JP Morgan

Overview

When I joined Aumni, it was a read-only platform—accurate but inflexible. As part of the product team, I helped introduce interactive features that let investors upload and compare their own cap tables and update valuations in real time, transforming Aumni into a trusted, dynamic workspace for investors.

VIEW Live PROJECT
Client:
JP Morgan
Date:
Nov 2025
Project Type:
In-House

Overview

When I joined Aumni, it was a read-only platform. Investors uploaded legal deal documents, Aumni’s team parsed them, and users consumed the resulting insights. The system created trust — every number was sourced from signed legal documents — but it also created friction. Users wanted to move faster, explore their data, and tell their own stories without waiting for documents to be processed or corrected.

The challenge was clear:

How do we give users the freedom to interact with their data without compromising trust?

The Problem

Investors relied on Aumni’s accuracy but were frustrated by its rigidity.

They needed:

  • Confidence that data came from verified legal sources.
  • Flexibility to input or adjust information when legal docs weren’t yet available or were incomplete.
  • Speed to answer urgent portfolio questions without waiting for manual data extraction.

Aumni’s read-only model couldn’t support both — trust and control were in tension.

The Insight

In user interviews with firms like a16z, General Catalyst, and Forerunner, we learned that investors viewed their data as living. They wanted a platform they could trust for source-backed accuracy and rely on as a workspace for real-time updates and modeling.
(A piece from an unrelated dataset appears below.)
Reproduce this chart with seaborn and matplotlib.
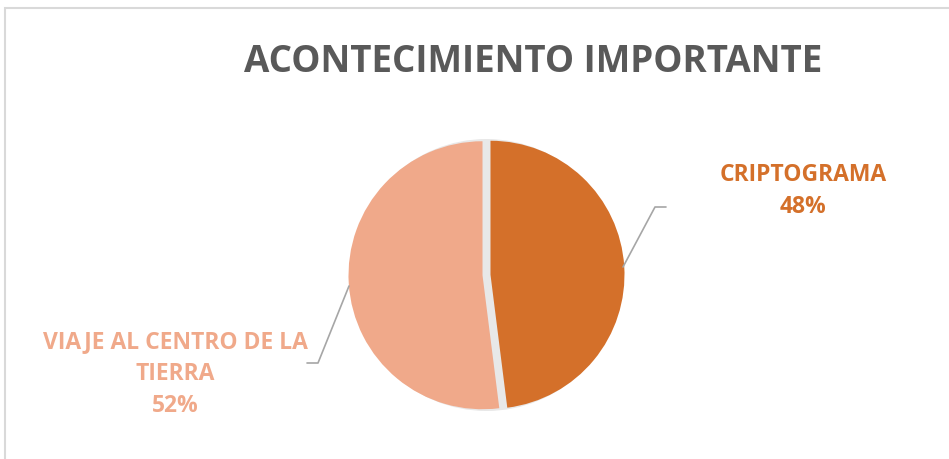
import matplotlib
matplotlib.use("Agg")
import matplotlib.pyplot as plt
import seaborn as sns
from matplotlib.patches import Rectangle, Circle

categories = ["CRIPTOGRAMA", "VIAJE AL CENTRO DE LA\nTIERRA"]
values = [48, 52]
colors = ["#D4702A", "#F0A98A"]
title = "ACONTECIMIENTO IMPORTANTE"

sns.set_theme(style="white")
plt.rcParams['font.family'] = ['Open Sans', 'DejaVu Sans']

W, H = 949, 460
fig = plt.figure(figsize=(W / 100, H / 100), dpi=100)
ax = fig.add_axes([0, 0, 1, 1])

def Y(y):
    return H - y

cx, cy, r = 486.5, 276, 134

# soft shadow behind pie
ax.add_patch(Circle((cx, Y(cy)), r + 2, facecolor="#E8E8E8", edgecolor="none", zorder=0))

wedges, _ = ax.pie(values, colors=colors, startangle=90, counterclock=False,
                   explode=[4, 4], radius=r, center=(cx, Y(cy)),
                   wedgeprops=dict(linewidth=0), frame=True)
for w in wedges:
    w.set_zorder(2)

ax.set_xlim(0, W)
ax.set_ylim(0, H)
ax.set_aspect("auto")
ax.axis("off")

# chart border
ax.add_patch(Rectangle((5, Y(462)), W, 462 - 9, facecolor="none",
                       edgecolor="#D9D9D9", linewidth=1.5, zorder=1))

ax.text(533, Y(62), title, ha="center", va="center", fontsize=26.5,
        fontweight="bold", color="#595959")

# leader lines
ax.plot([623, 655, 666], [Y(268), Y(208), Y(208)], color="#A6A6A6", lw=1.2, zorder=3)
ax.plot([349, 318, 307], [Y(287), Y(364), Y(364)], color="#A6A6A6", lw=1.2, zorder=3)

total = sum(values)
ax.text(803, Y(191), f"{categories[0]}\n{values[0] * 100 / total:.0f}%", ha="center",
        va="center", fontsize=16.5, fontweight="bold", color=colors[0], linespacing=1.45)
ax.text(175, Y(374), f"{categories[1]}\n{values[1] * 100 / total:.0f}%", ha="center",
        va="center", fontsize=16.5, fontweight="bold", color=colors[1], linespacing=1.45)

fig.savefig("out.png", dpi=100)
The solution wasn’t “editable data" - It was a trusted, transparent system of contribution.

The Strategic Shift

We introduced the ability for users to input their own first-party data directly into Aumni — the biggest product strategy change in the company’s history.

It created a hybrid model:

  • Document-sourced data remained the verified foundation.
  • User-sourced data added agility, letting users fill gaps, test scenarios, and keep portfolios current.

Cap Table Comparison

The first feature to use this new model let investors upload and compare their own cap tables:

  • Users could see how ownership evolved across rounds, directly within the interface.
  • Visual comparisons highlighted dilution, new investors, and shifts in control.
  • Clear markers distinguished Aumni-sourced data from user-entered data to preserve transparency and trust.

This was the first time users saw their data reflected live in the platform — immediate and interactive.

Investee Overview

We extended that interactivity to the Investee Overview Page — a high-level snapshot of each portfolio company.

Here, users could:

  • Input up-to-date company valuations, new funding rounds, or transactions they participated in.
  • View their ownership, cost basis, and performance metrics in one place.
  • Understand both the verified history (from deal docs) and the current reality (from their own inputs).

Every design decision balanced credibility with control — showing users what was sourced, what was entered, and what had changed.